Columbia University medical student reflects on her time at MSIH


Columbia University medical student Sarah Householder (second left) with students at Nazareth


As part of the close association between MSIH and Columbia University, Columbia’s medical students are invited to participate in clerkship opportunities in Israel. Sarah Householder, a student at Columbia’s Vagelos College of Physicians and Surgeons reflects on her experience:

The month I spent in Israel was exciting, complex, and challenging – not challenging because I was given too much responsibility or had many demands on my time, but challenging to adjust to new environments, meet new people, and reflect on how different patient populations and structures affect healthcare. I learned a lot through the four weeks I spent with MSIH, and I’m extremely grateful for the experience.

My first two weeks I was stationed at the English hospital in Nazareth, where I spent one week in the Emergency Department and one week in OB/GYN. I was living with a British medical student in her fifth year, which provided many opportunities to compare our experiences in the hospital and contrast our respective medical systems with that of Israel.

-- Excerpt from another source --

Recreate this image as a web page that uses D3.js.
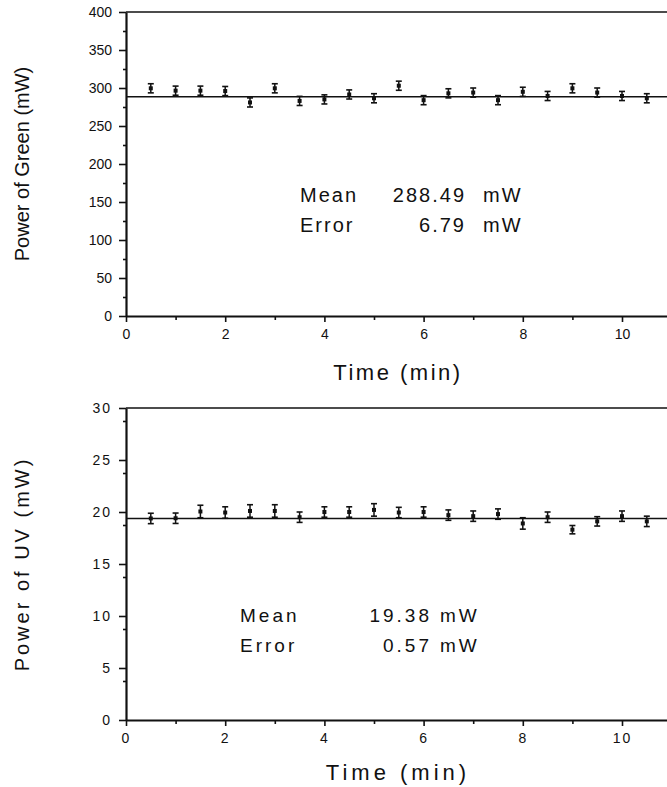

Navigating Nazareth’s medical system

Nazareth is a predominantly Arab town, and the patient population was largely Arab-Christian and Muslim, with some Jewish patients as well. The emergency room was organized differently than the US at this hospital; instead of emergency medicine specialists, the department was staffed by internal medicine doctors with additional training, surgical residents, a pediatrician, and a gynecologist, who were assigned cases by the charge nurse based on the chief complaint. There was a separate emergency room for orthopedic complaints (run by orthopedic surgery residents) and they were in the process of building a separate room for obstetrics. During my shifts, I followed different doctors and was occasionally quizzed on pathologies. Even though I had studied standardized Arabic in college, the Palestinian dialect was challenging at first — however, it became easier to talk to the physicians, nurses, and patients as time went on.

My second week was spent in OB/GYN. Our days began with a board meeting at 7:30 am, followed by rounding and monitoring patients, attending the outpatient clinic, watching deliveries, and observing C-sections (including a French ambulatory cesarean section!). This week really exposed me to the basics of obstetric care and the practices of childbirth, especially since midwives were used more predominantly in this hospital than I’ve seen in the US. I talked a lot with residents about differences in medical education between Israel and the US, and also perspectives on childbirth with this specific population.

Columbia University Medical
Sarah at Western Wall and Dome of the Rock, Jerusalem

Moving to Be’er Sheva

After those two weeks, I moved to Be’er Sheva, which was a totally different experience. Whereas Nazareth felt like a traditional Middle Eastern city in many ways, with hills and condensed housing, Be’er Sheva felt like a growing, young university town in the desert, with larger, more modern structures, many students, and lots of space. My two weeks were mostly spent in the NICU at Soroka Medical Center, which was an incredibly interesting experience.

I quickly realized the importance of that department as the tertiary referral site for the Negev region, and therefore the site of much more intense neonatal care than is seen at most institutions in the US. Being in that ward tested my knowledge of physiology, and my appreciation for intensive care medicine grew immensely. My days were mostly spent rounding and monitoring the patients, as well as watching decision-making and procedures. I got to observe several specialists come into the NICU, including an ophthalmologist and cardiologist and shadowed an esophageal atresia repair surgery. I also spent a day in an Inborn Errors of Metabolism clinic that followed patients diagnosed in the NICU throughout their childhood to monitor the progression of rare metabolic disorders more common in the nearby Bedouin Arabic population.

Throughout these weeks I came to appreciate the challenges of neonatal care, as well as the stress it puts on parents, who often have to return to work and their other children, and cannot spend a lot of time in the hospital with their newborns.

Rounding out my time in Tel Aviv

Finally, in the last week, I attended three days of clinic at the Teram Refugee Clinic in Tel Aviv. This experience was particularly meaningful to me as I have experience in refugee medicine and am interested in migrant health. The population was long-term refugees from mostly Eritrea and Sudan who had all migrated at least five years prior. The clinic is funded through government grants and private donations and is located at Tel Aviv’s Central Bus Station.

I observed three doctors who had retired to Israel after practicing in the US or UK and volunteered their time in this clinic. The clinic organized the patients around particular health concerns, so on each day, I saw a different chief complaint (hypertension, asthma, and contraception). The experience made me reflect on the many creative ways to organize the provision of affordable, accessible health care.

Conclusions on my experience

Overall, this month made me think about how important it is to structure the care we give to meet the needs and expectations of the patients you serve. My conversations with both Israelis and expats made me reflect on perceptions of the US and American medical care, and articulate our system’s strengths and difficulties. I also gained more comfort being in medical centers where English is not the primary language – a valuable skill if I ever intend to practice abroad.

As I finish up pre-clinical and begin my clinical training, the examples and patients I saw will undoubtedly stay with me, and make me question whether the systems we use in the US are the most efficient and accessible to serve our own diverse patient population.